> [Required task]: Find each line containing the string "with". Copy it.

> [Data supplied]:
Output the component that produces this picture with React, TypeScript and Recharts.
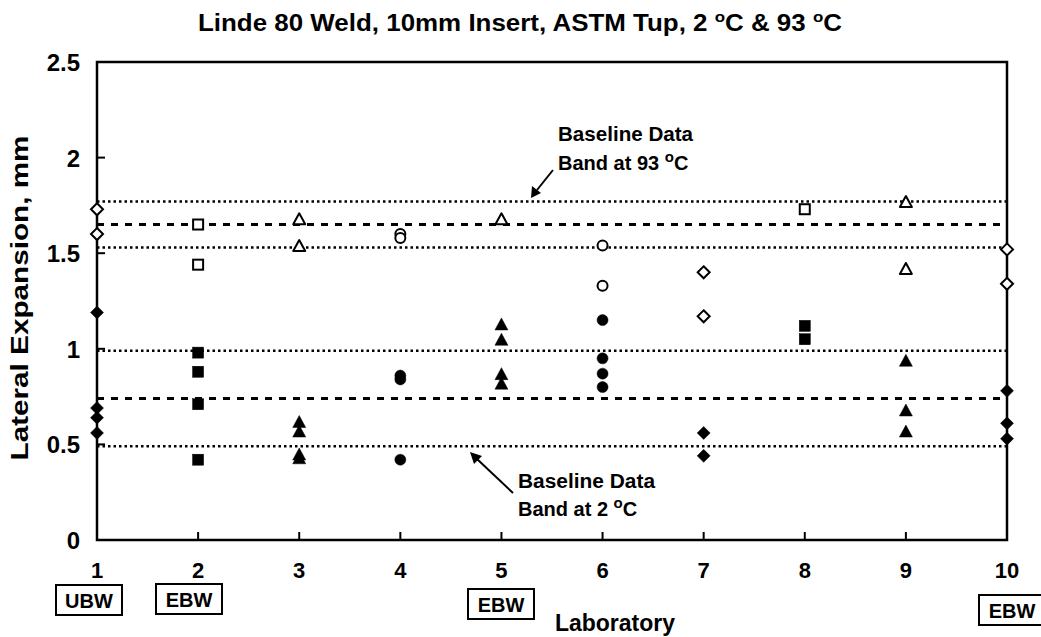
import React from 'react';
import {
  ScatterChart,
  Scatter,
  XAxis,
  YAxis,
  ReferenceLine,
  ReferenceArea,
} from 'recharts';

// Laboratory numbers and marker shape used by each lab
const laboratories = [1, 2, 3, 4, 5, 6, 7, 8, 9, 10];
const labShapes = ['diamond', 'square', 'triangle', 'circle', 'triangle', 'circle', 'diamond', 'square', 'triangle', 'diamond'];

// Lateral expansion (mm) at 93 °C (open markers), per lab
const hot93 = [
  [1.73, 1.6],
  [1.65, 1.44],
  [1.68, 1.54],
  [1.6, 1.58],
  [1.68],
  [1.54, 1.33],
  [1.4, 1.17],
  [1.73],
  [1.77, 1.42],
  [1.52, 1.34],
];

// Lateral expansion (mm) at 2 °C (filled markers), per lab
const cold2 = [
  [1.19, 0.69, 0.64, 0.56],
  [0.98, 0.88, 0.71, 0.42],
  [0.62, 0.57, 0.45, 0.43],
  [0.86, 0.84, 0.42],
  [1.13, 1.05, 0.87, 0.82],
  [1.15, 0.95, 0.87, 0.8],
  [0.56, 0.44],
  [1.12, 1.05],
  [0.94, 0.68, 0.57],
  [0.78, 0.61, 0.53],
];

// Baseline data bands: [lower, mean, upper]
const band93 = [1.53, 1.65, 1.77];
const band2 = [0.49, 0.74, 0.99];

const yTicks = [0, 0.5, 1, 1.5, 2, 2.5];
const xTicks = laboratories;

// Welding type boxes under some labs
const weldBoxes = [
  { lab: 1, text: 'UBW', x: 89, y: 585 },
  { lab: 2, text: 'EBW', x: 189, y: 584 },
  { lab: 5, text: 'EBW', x: 501, y: 589 },
  { lab: 10, text: 'EBW', x: 1012, y: 595 },
];

const FONT = "'Liberation Sans', Arial, Helvetica, sans-serif";

const buildPoints = (values: number[][], filled: boolean) =>
  values.flatMap((list, i) =>
    list.map((v) => ({ lab: laboratories[i], value: v, shape: labShapes[i], filled }))
  );

const hotPoints = buildPoints(hot93, false);
const coldPoints = buildPoints(cold2, true);

const Marker = (props: any) => {
  const { cx, cy, payload } = props;
  if (cx == null || cy == null) return null;
  const filled = payload.filled;
  const fill = filled ? '#000' : '#fff';
  const stroke = '#000';
  const sw = filled ? 0.5 : 2;
  switch (payload.shape) {
    case 'square': {
      const h = filled ? 5.5 : 5;
      return <rect x={cx - h} y={cy - h} width={h * 2} height={h * 2} fill={fill} stroke={stroke} strokeWidth={sw} />;
    }
    case 'triangle': {
      const w = filled ? 6.5 : 6;
      const t = filled ? 6 : 5.5;
      return (
        <polygon
          points={`${cx},${cy - t} ${cx + w},${cy + t} ${cx - w},${cy + t}`}
          fill={fill}
          stroke={stroke}
          strokeWidth={sw}
          strokeLinejoin="round"
        />
      );
    }
    case 'circle':
      return <circle cx={cx} cy={cy} r={filled ? 5.5 : 5} fill={fill} stroke={stroke} strokeWidth={sw} />;
    default: {
      const d = filled ? 6.5 : 6;
      return (
        <polygon
          points={`${cx},${cy - d} ${cx + d},${cy} ${cx},${cy + d} ${cx - d},${cy}`}
          fill={fill}
          stroke={stroke}
          strokeWidth={sw}
        />
      );
    }
  }
};

const YTick = (props: any) => {
  const { x, y, payload } = props;
  return (
    <g>
      <text x={x} y={y} dy={9} textAnchor="end" fontFamily={FONT} fontWeight="bold" fontSize={24} fill="#000">
        {payload.value}
      </text>
      {payload.value > 0 && payload.value < 2.5 && (
        <line x1={x + 17} x2={x + 25} y1={y} y2={y} stroke="#000" strokeWidth={2} />
      )}
    </g>
  );
};

const XTick = (props: any) => {
  const { x, y, payload } = props;
  return (
    <g>
      <text x={x} y={y} dy={32} textAnchor="middle" fontFamily={FONT} fontWeight="bold" fontSize={22} fill="#000">
        {payload.value}
      </text>
      {payload.value > 1 && payload.value < 10 && (
        <line x1={x} x2={x} y1={y - 6} y2={y - 14} stroke="#000" strokeWidth={2} />
      )}
    </g>
  );
};

const Deg = ({ size = 14, up = 8 }: { size?: number; up?: number }) => (
  <tspan dy={-up} fontSize={size}>o</tspan>
);

const App: React.FC = () => {
  return (
    <div style={{ position: 'relative', width: 1041, height: 637, background: '#fff' }}>
      <style>{`body{margin:0;background:#fff}`}</style>
      <ScatterChart width={1041} height={637} margin={{ top: 62, right: 34, bottom: 57, left: 37 }}>
        <XAxis
          type="number"
          dataKey="lab"
          domain={[1, 10]}
          ticks={xTicks}
          tick={<XTick />}
          tickLine={false}
          tickSize={0}
          tickMargin={6}
          axisLine={false}
          height={40}
          interval={0}
        />
        <YAxis
          type="number"
          dataKey="value"
          domain={[0, 2.5]}
          ticks={yTicks}
          tick={<YTick />}
          tickLine={false}
          tickSize={0}
          tickMargin={17}
          axisLine={false}
          width={60}
          interval={0}
        />
        <ReferenceArea x1={1} x2={10} y1={0} y2={2.5} fill="none" stroke="#000" strokeWidth={2.5} ifOverflow="visible" />
        {band93.map((v, i) => (
          <ReferenceLine
            key={`h${i}`}
            y={v}
            stroke="#000"
            strokeWidth={i === 1 ? 3 : 2.5}
            strokeDasharray={i === 1 ? '7 7' : '2.5 3'}
          />
        ))}
        {band2.map((v, i) => (
          <ReferenceLine
            key={`c${i}`}
            y={v}
            stroke="#000"
            strokeWidth={i === 1 ? 3 : 2.5}
            strokeDasharray={i === 1 ? '7 7' : '2.5 3'}
          />
        ))}
        <Scatter name="93 °C" data={hotPoints} shape={<Marker />} isAnimationActive={false} />
        <Scatter name="2 °C" data={coldPoints} shape={<Marker />} isAnimationActive={false} />
      </ScatterChart>

      <svg
        width={1041}
        height={637}
        style={{ position: 'absolute', left: 0, top: 0, pointerEvents: 'none' }}
        fontFamily={FONT}
        fontWeight="bold"
      >
        <text x={198} y={31} fontSize={23} textLength={644} lengthAdjust="spacingAndGlyphs">
          Linde 80 Weld, 10mm Insert, ASTM Tup, 2 <Deg size={15} up={9} /><tspan dy={9}>C &amp; 93 </tspan><Deg size={15} up={9} /><tspan dy={9}>C</tspan>
        </text>

        <text
          transform="translate(28,298) rotate(-90)"
          textAnchor="middle"
          fontSize={23}
          textLength={325}
          lengthAdjust="spacingAndGlyphs"
        >
          Lateral Expansion,  mm
        </text>

        <text x={558} y={141} fontSize={20} textLength={135} lengthAdjust="spacingAndGlyphs">Baseline Data</text>
        <text x={558} y={170} fontSize={20}>
          Band at 93 <Deg size={15} up={8} /><tspan dy={8}>C</tspan>
        </text>
        <line x1={553} y1={170} x2={537} y2={190} stroke="#000" strokeWidth={2} />
        <polygon points="531,198 532,186 541,193" fill="#000" />

        <text x={518} y={488} fontSize={20} textLength={137} lengthAdjust="spacingAndGlyphs">Baseline Data</text>
        <text x={518} y={516} fontSize={20}>
          Band at 2 <Deg size={15} up={8} /><tspan dy={8}>C</tspan>
        </text>
        <line x1={513} y1={493} x2={477} y2={459} stroke="#000" strokeWidth={2} />
        <polygon points="470,452 482,456 474,464" fill="#000" />

        {weldBoxes.map((b) => (
          <g key={`${b.lab}-${b.text}`}>
            <rect x={b.x - 33} y={b.y} width={66} height={30} fill="#fff" stroke="#000" strokeWidth={2} />
            <text x={b.x} y={b.y + 23} textAnchor="middle" fontSize={20}>
              {b.text}
            </text>
          </g>
        ))}

        <text x={615} y={631} textAnchor="middle" fontSize={23}>Laboratory</text>
      </svg>
    </div>
  );
};

export default App;
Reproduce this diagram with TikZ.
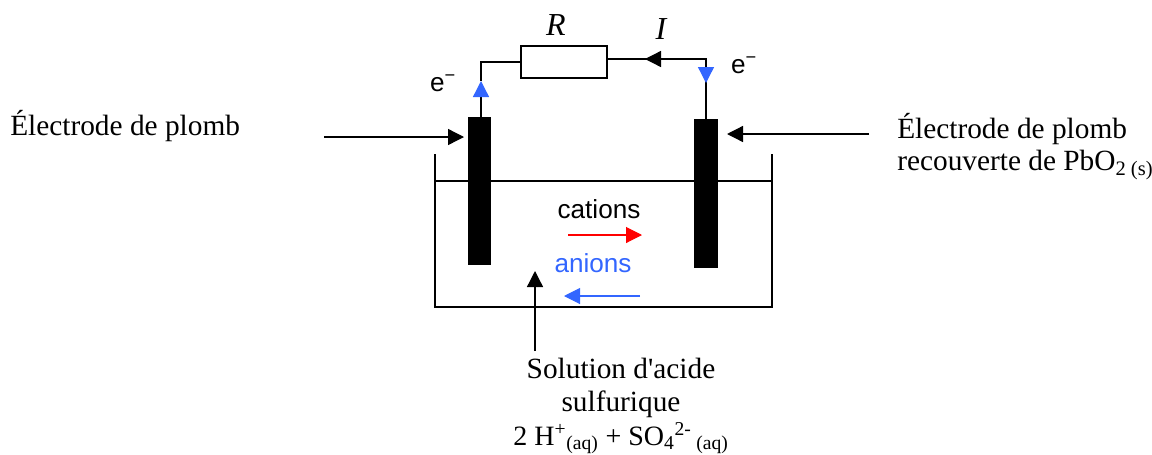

> [Finished answer]:
Output the component that produces this picture with React, TypeScript and Recharts.
Reproduce this diagram with TikZ.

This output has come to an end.